** START **
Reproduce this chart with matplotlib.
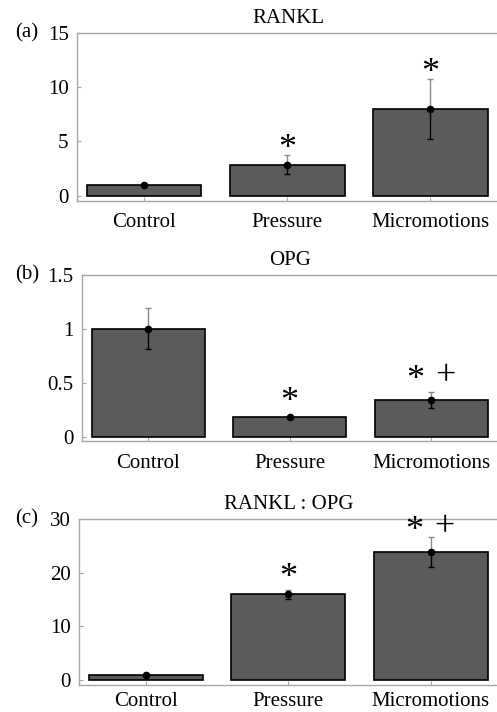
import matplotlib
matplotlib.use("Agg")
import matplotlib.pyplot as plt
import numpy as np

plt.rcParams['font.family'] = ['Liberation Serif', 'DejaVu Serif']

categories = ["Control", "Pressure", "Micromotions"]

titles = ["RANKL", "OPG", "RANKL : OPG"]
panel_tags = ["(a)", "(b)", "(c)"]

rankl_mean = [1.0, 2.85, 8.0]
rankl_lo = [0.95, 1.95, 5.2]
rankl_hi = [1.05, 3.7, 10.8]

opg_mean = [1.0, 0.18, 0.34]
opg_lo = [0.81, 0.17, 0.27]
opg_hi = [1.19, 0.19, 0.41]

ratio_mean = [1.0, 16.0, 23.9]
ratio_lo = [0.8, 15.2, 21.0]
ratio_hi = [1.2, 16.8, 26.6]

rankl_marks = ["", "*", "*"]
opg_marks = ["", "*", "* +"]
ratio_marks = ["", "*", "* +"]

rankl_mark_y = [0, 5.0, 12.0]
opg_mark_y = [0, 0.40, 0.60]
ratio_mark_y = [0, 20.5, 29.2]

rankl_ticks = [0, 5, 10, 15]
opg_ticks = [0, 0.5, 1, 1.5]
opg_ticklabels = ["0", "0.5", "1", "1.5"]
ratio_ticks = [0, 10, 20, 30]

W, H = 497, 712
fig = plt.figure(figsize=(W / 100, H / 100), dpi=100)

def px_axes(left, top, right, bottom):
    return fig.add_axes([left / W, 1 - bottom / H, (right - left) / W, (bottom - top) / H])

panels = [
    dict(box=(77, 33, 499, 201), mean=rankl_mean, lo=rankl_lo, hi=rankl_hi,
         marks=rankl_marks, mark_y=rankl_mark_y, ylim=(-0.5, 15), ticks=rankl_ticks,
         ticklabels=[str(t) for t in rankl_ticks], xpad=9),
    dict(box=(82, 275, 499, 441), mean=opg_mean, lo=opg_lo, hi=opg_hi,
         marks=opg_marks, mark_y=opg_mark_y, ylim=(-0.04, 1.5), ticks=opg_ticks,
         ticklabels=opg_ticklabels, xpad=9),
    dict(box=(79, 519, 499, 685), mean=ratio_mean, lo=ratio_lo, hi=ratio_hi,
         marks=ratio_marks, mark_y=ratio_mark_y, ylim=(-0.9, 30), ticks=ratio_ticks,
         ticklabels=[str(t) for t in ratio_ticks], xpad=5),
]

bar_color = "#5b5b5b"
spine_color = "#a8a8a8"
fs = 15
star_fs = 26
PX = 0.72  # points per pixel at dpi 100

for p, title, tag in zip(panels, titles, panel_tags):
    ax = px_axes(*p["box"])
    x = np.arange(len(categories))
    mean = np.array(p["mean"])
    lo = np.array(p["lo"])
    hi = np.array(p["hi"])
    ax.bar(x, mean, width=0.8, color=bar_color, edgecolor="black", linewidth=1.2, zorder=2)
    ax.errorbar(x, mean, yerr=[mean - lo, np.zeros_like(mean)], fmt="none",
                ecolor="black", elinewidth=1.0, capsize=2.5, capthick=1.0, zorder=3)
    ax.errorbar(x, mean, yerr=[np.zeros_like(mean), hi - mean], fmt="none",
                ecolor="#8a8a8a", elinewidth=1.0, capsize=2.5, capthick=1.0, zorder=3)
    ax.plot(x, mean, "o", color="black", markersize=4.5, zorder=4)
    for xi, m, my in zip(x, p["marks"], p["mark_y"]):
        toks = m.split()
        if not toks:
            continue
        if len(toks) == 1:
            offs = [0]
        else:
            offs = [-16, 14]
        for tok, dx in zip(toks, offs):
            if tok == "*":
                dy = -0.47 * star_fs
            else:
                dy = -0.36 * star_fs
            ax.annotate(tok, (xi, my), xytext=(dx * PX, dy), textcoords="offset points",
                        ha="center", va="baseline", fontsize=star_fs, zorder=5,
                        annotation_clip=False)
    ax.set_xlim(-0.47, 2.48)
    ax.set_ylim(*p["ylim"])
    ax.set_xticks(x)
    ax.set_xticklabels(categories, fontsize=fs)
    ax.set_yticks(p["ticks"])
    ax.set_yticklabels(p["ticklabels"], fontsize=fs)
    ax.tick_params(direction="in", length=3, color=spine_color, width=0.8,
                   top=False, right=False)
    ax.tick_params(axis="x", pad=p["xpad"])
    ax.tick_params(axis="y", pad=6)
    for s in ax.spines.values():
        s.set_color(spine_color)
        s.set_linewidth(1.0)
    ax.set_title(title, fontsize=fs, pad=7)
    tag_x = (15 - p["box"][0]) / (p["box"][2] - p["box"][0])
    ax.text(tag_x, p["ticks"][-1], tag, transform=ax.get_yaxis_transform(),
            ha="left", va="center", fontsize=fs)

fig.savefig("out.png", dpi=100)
** END **
» **Given request**: Copy the whole listing above word for word but do not carry over the pictures.

» **Expected answer**:
Reproduce this chart with matplotlib.
import matplotlib
matplotlib.use("Agg")
import matplotlib.pyplot as plt
import numpy as np

plt.rcParams['font.family'] = ['Liberation Serif', 'DejaVu Serif']

categories = ["Control", "Pressure", "Micromotions"]

titles = ["RANKL", "OPG", "RANKL : OPG"]
panel_tags = ["(a)", "(b)", "(c)"]

rankl_mean = [1.0, 2.85, 8.0]
rankl_lo = [0.95, 1.95, 5.2]
rankl_hi = [1.05, 3.7, 10.8]

opg_mean = [1.0, 0.18, 0.34]
opg_lo = [0.81, 0.17, 0.27]
opg_hi = [1.19, 0.19, 0.41]

ratio_mean = [1.0, 16.0, 23.9]
ratio_lo = [0.8, 15.2, 21.0]
ratio_hi = [1.2, 16.8, 26.6]

rankl_marks = ["", "*", "*"]
opg_marks = ["", "*", "* +"]
ratio_marks = ["", "*", "* +"]

rankl_mark_y = [0, 5.0, 12.0]
opg_mark_y = [0, 0.40, 0.60]
ratio_mark_y = [0, 20.5, 29.2]

rankl_ticks = [0, 5, 10, 15]
opg_ticks = [0, 0.5, 1, 1.5]
opg_ticklabels = ["0", "0.5", "1", "1.5"]
ratio_ticks = [0, 10, 20, 30]

W, H = 497, 712
fig = plt.figure(figsize=(W / 100, H / 100), dpi=100)

def px_axes(left, top, right, bottom):
    return fig.add_axes([left / W, 1 - bottom / H, (right - left) / W, (bottom - top) / H])

panels = [
    dict(box=(77, 33, 499, 201), mean=rankl_mean, lo=rankl_lo, hi=rankl_hi,
         marks=rankl_marks, mark_y=rankl_mark_y, ylim=(-0.5, 15), ticks=rankl_ticks,
         ticklabels=[str(t) for t in rankl_ticks], xpad=9),
    dict(box=(82, 275, 499, 441), mean=opg_mean, lo=opg_lo, hi=opg_hi,
         marks=opg_marks, mark_y=opg_mark_y, ylim=(-0.04, 1.5), ticks=opg_ticks,
         ticklabels=opg_ticklabels, xpad=9),
    dict(box=(79, 519, 499, 685), mean=ratio_mean, lo=ratio_lo, hi=ratio_hi,
         marks=ratio_marks, mark_y=ratio_mark_y, ylim=(-0.9, 30), ticks=ratio_ticks,
         ticklabels=[str(t) for t in ratio_ticks], xpad=5),
]

bar_color = "#5b5b5b"
spine_color = "#a8a8a8"
fs = 15
star_fs = 26
PX = 0.72  # points per pixel at dpi 100

for p, title, tag in zip(panels, titles, panel_tags):
    ax = px_axes(*p["box"])
    x = np.arange(len(categories))
    mean = np.array(p["mean"])
    lo = np.array(p["lo"])
    hi = np.array(p["hi"])
    ax.bar(x, mean, width=0.8, color=bar_color, edgecolor="black", linewidth=1.2, zorder=2)
    ax.errorbar(x, mean, yerr=[mean - lo, np.zeros_like(mean)], fmt="none",
                ecolor="black", elinewidth=1.0, capsize=2.5, capthick=1.0, zorder=3)
    ax.errorbar(x, mean, yerr=[np.zeros_like(mean), hi - mean], fmt="none",
                ecolor="#8a8a8a", elinewidth=1.0, capsize=2.5, capthick=1.0, zorder=3)
    ax.plot(x, mean, "o", color="black", markersize=4.5, zorder=4)
    for xi, m, my in zip(x, p["marks"], p["mark_y"]):
        toks = m.split()
        if not toks:
            continue
        if len(toks) == 1:
            offs = [0]
        else:
            offs = [-16, 14]
        for tok, dx in zip(toks, offs):
            if tok == "*":
                dy = -0.47 * star_fs
            else:
                dy = -0.36 * star_fs
            ax.annotate(tok, (xi, my), xytext=(dx * PX, dy), textcoords="offset points",
                        ha="center", va="baseline", fontsize=star_fs, zorder=5,
                        annotation_clip=False)
    ax.set_xlim(-0.47, 2.48)
    ax.set_ylim(*p["ylim"])
    ax.set_xticks(x)
    ax.set_xticklabels(categories, fontsize=fs)
    ax.set_yticks(p["ticks"])
    ax.set_yticklabels(p["ticklabels"], fontsize=fs)
    ax.tick_params(direction="in", length=3, color=spine_color, width=0.8,
                   top=False, right=False)
    ax.tick_params(axis="x", pad=p["xpad"])
    ax.tick_params(axis="y", pad=6)
    for s in ax.spines.values():
        s.set_color(spine_color)
        s.set_linewidth(1.0)
    ax.set_title(title, fontsize=fs, pad=7)
    tag_x = (15 - p["box"][0]) / (p["box"][2] - p["box"][0])
    ax.text(tag_x, p["ticks"][-1], tag, transform=ax.get_yaxis_transform(),
            ha="left", va="center", fontsize=fs)

fig.savefig("out.png", dpi=100)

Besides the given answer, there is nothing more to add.